STATED GOAL> Without the pictures, extract every line from the start of the material to the line containing "[k: string]: number", both ends included.

PROVIDED MATERIAL>
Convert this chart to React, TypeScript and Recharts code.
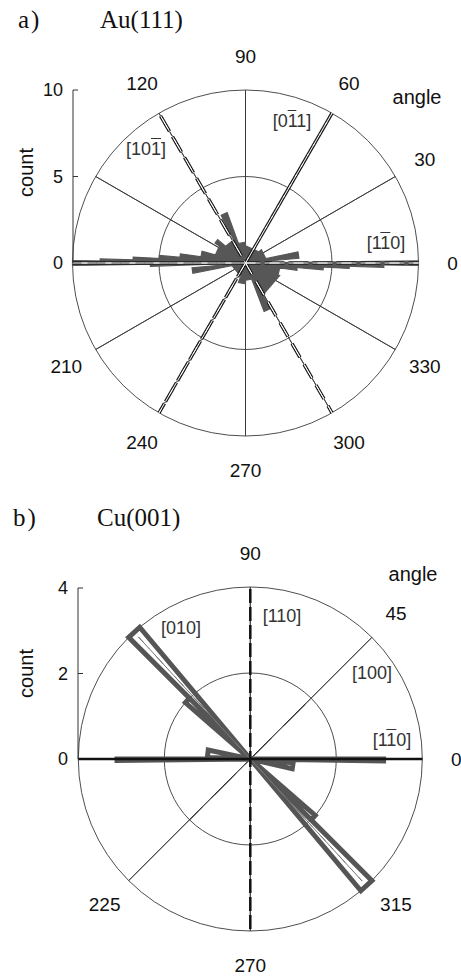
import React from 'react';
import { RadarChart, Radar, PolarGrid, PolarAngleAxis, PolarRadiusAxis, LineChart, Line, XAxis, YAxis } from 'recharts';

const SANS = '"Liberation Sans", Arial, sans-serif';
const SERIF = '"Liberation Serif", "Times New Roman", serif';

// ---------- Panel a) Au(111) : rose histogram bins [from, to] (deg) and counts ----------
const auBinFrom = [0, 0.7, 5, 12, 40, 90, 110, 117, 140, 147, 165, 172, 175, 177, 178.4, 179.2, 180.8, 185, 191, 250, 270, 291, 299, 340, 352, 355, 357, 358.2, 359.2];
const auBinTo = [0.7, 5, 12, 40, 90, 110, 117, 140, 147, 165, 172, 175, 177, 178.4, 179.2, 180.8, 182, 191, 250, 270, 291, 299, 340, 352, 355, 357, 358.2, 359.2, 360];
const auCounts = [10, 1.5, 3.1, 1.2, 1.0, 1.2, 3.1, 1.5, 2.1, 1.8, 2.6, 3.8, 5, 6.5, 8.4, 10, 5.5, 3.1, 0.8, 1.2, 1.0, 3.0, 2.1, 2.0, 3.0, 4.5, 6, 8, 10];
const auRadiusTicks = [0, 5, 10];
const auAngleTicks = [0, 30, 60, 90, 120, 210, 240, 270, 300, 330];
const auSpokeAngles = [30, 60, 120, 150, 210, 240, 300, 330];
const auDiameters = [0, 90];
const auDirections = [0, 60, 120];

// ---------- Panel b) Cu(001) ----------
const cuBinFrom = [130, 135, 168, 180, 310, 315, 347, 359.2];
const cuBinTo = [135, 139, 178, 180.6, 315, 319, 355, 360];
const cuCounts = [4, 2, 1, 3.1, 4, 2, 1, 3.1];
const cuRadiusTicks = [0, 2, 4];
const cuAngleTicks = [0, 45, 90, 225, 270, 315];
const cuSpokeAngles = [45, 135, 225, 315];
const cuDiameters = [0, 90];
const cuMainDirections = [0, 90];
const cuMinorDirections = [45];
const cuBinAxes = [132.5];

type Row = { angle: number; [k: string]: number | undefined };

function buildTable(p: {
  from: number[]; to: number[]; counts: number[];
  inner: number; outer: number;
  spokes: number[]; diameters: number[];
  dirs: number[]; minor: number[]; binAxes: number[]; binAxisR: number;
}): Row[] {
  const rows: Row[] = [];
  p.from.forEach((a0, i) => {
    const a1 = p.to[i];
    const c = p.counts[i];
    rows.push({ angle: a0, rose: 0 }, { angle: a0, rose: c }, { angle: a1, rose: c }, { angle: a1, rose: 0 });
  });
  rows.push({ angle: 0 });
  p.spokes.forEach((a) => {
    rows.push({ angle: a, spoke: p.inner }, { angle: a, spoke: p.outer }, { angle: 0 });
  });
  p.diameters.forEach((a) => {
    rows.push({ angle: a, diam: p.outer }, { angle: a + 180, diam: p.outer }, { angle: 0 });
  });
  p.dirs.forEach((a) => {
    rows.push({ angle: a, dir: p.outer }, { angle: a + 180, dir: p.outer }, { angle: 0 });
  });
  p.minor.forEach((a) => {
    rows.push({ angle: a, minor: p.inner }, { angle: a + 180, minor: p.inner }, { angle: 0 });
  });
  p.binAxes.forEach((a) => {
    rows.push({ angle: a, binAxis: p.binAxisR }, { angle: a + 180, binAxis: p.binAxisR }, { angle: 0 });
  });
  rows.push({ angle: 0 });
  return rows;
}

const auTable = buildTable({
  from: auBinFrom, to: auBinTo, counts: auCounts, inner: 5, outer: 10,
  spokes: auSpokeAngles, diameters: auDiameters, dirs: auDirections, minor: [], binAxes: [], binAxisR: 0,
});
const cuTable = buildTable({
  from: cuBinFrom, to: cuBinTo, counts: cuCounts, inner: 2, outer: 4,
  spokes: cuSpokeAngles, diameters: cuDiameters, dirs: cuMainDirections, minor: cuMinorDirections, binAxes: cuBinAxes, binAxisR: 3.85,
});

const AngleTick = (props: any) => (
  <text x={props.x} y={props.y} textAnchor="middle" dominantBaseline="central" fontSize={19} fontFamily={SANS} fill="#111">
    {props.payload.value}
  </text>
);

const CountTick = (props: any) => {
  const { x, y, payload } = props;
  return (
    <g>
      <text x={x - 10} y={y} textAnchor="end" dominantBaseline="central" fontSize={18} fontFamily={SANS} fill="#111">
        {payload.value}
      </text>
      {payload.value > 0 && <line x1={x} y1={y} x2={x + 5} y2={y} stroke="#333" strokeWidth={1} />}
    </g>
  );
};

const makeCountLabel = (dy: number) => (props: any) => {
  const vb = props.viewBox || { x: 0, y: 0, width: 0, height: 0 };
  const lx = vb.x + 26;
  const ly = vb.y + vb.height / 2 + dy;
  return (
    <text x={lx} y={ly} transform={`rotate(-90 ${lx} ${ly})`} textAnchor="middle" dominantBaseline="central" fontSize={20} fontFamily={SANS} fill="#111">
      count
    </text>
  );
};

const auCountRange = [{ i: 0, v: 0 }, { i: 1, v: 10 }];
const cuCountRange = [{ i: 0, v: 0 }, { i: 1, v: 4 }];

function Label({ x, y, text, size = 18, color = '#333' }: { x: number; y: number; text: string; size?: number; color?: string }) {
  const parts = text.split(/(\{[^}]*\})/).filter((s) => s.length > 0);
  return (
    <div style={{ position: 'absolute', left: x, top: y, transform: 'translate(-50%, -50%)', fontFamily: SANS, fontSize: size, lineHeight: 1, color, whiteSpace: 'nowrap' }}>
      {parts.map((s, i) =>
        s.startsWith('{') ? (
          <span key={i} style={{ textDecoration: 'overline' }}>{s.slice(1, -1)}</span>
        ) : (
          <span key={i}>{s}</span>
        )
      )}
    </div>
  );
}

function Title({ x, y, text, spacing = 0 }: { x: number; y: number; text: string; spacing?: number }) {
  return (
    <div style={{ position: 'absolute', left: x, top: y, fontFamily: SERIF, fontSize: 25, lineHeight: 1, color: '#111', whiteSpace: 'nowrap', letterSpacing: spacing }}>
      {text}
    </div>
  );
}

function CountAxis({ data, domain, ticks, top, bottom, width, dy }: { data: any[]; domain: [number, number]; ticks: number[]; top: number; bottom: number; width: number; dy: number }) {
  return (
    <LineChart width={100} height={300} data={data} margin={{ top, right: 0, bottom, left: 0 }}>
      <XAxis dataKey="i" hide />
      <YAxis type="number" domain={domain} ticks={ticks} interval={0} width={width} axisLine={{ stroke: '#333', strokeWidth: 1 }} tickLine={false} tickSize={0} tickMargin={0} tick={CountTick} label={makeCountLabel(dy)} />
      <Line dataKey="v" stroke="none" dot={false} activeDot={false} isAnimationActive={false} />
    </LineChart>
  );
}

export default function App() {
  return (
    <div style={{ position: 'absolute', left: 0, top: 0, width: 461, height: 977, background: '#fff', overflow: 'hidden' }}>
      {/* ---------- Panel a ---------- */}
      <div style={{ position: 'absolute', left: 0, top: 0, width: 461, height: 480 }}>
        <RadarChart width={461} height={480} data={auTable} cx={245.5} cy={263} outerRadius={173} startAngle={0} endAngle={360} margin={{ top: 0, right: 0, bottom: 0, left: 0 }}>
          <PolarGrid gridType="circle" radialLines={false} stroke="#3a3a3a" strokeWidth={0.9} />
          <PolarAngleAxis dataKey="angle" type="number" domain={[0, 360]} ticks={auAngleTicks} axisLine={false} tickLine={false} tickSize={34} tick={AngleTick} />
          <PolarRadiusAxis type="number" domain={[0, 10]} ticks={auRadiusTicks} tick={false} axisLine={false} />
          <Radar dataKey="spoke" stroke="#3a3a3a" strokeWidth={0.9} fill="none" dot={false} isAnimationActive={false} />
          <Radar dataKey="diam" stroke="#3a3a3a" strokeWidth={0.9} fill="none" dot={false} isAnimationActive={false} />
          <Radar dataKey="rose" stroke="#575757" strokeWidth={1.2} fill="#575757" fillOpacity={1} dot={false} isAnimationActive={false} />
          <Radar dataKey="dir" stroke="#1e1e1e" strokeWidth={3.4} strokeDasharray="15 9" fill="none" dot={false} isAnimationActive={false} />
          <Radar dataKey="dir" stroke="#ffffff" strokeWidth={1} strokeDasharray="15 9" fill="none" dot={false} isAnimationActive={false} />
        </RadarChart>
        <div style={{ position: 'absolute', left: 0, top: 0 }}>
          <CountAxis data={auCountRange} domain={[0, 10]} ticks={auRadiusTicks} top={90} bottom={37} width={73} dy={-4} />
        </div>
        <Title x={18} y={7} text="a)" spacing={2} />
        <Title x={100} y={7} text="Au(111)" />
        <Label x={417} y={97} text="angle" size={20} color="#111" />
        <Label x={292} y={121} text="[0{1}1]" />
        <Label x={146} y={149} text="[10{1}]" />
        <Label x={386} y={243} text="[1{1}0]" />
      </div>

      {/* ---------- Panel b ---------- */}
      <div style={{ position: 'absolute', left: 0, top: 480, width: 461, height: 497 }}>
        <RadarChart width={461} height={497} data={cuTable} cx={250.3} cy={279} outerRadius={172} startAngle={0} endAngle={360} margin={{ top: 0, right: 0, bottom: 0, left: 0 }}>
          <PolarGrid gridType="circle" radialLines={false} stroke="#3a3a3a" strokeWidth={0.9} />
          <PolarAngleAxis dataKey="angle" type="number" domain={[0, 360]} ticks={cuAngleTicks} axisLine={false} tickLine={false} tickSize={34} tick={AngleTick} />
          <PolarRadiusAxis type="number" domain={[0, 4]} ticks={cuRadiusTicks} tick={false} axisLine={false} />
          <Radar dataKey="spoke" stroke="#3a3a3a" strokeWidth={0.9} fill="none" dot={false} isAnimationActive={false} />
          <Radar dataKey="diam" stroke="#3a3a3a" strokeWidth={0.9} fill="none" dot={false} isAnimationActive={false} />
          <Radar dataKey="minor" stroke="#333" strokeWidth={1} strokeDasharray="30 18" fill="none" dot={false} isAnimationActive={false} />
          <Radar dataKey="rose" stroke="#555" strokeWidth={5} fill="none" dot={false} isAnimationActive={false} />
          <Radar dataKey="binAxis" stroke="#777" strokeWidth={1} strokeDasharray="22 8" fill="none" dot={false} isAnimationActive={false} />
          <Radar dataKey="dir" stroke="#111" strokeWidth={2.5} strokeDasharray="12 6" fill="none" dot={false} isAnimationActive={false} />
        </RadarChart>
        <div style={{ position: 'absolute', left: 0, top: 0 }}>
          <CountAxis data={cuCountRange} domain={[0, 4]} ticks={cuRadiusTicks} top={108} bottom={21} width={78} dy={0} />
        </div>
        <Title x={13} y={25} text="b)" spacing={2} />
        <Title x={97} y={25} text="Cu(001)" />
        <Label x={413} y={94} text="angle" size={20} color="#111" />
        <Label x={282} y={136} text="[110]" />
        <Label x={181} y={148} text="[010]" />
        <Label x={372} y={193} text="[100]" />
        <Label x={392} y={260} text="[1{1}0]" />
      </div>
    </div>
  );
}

THE RESULT>
Convert this chart to React, TypeScript and Recharts code.
import React from 'react';
import { RadarChart, Radar, PolarGrid, PolarAngleAxis, PolarRadiusAxis, LineChart, Line, XAxis, YAxis } from 'recharts';

const SANS = '"Liberation Sans", Arial, sans-serif';
const SERIF = '"Liberation Serif", "Times New Roman", serif';

// ---------- Panel a) Au(111) : rose histogram bins [from, to] (deg) and counts ----------
const auBinFrom = [0, 0.7, 5, 12, 40, 90, 110, 117, 140, 147, 165, 172, 175, 177, 178.4, 179.2, 180.8, 185, 191, 250, 270, 291, 299, 340, 352, 355, 357, 358.2, 359.2];
const auBinTo = [0.7, 5, 12, 40, 90, 110, 117, 140, 147, 165, 172, 175, 177, 178.4, 179.2, 180.8, 182, 191, 250, 270, 291, 299, 340, 352, 355, 357, 358.2, 359.2, 360];
const auCounts = [10, 1.5, 3.1, 1.2, 1.0, 1.2, 3.1, 1.5, 2.1, 1.8, 2.6, 3.8, 5, 6.5, 8.4, 10, 5.5, 3.1, 0.8, 1.2, 1.0, 3.0, 2.1, 2.0, 3.0, 4.5, 6, 8, 10];
const auRadiusTicks = [0, 5, 10];
const auAngleTicks = [0, 30, 60, 90, 120, 210, 240, 270, 300, 330];
const auSpokeAngles = [30, 60, 120, 150, 210, 240, 300, 330];
const auDiameters = [0, 90];
const auDirections = [0, 60, 120];

// ---------- Panel b) Cu(001) ----------
const cuBinFrom = [130, 135, 168, 180, 310, 315, 347, 359.2];
const cuBinTo = [135, 139, 178, 180.6, 315, 319, 355, 360];
const cuCounts = [4, 2, 1, 3.1, 4, 2, 1, 3.1];
const cuRadiusTicks = [0, 2, 4];
const cuAngleTicks = [0, 45, 90, 225, 270, 315];
const cuSpokeAngles = [45, 135, 225, 315];
const cuDiameters = [0, 90];
const cuMainDirections = [0, 90];
const cuMinorDirections = [45];
const cuBinAxes = [132.5];

type Row = { angle: number; [k: string]: number | undefined };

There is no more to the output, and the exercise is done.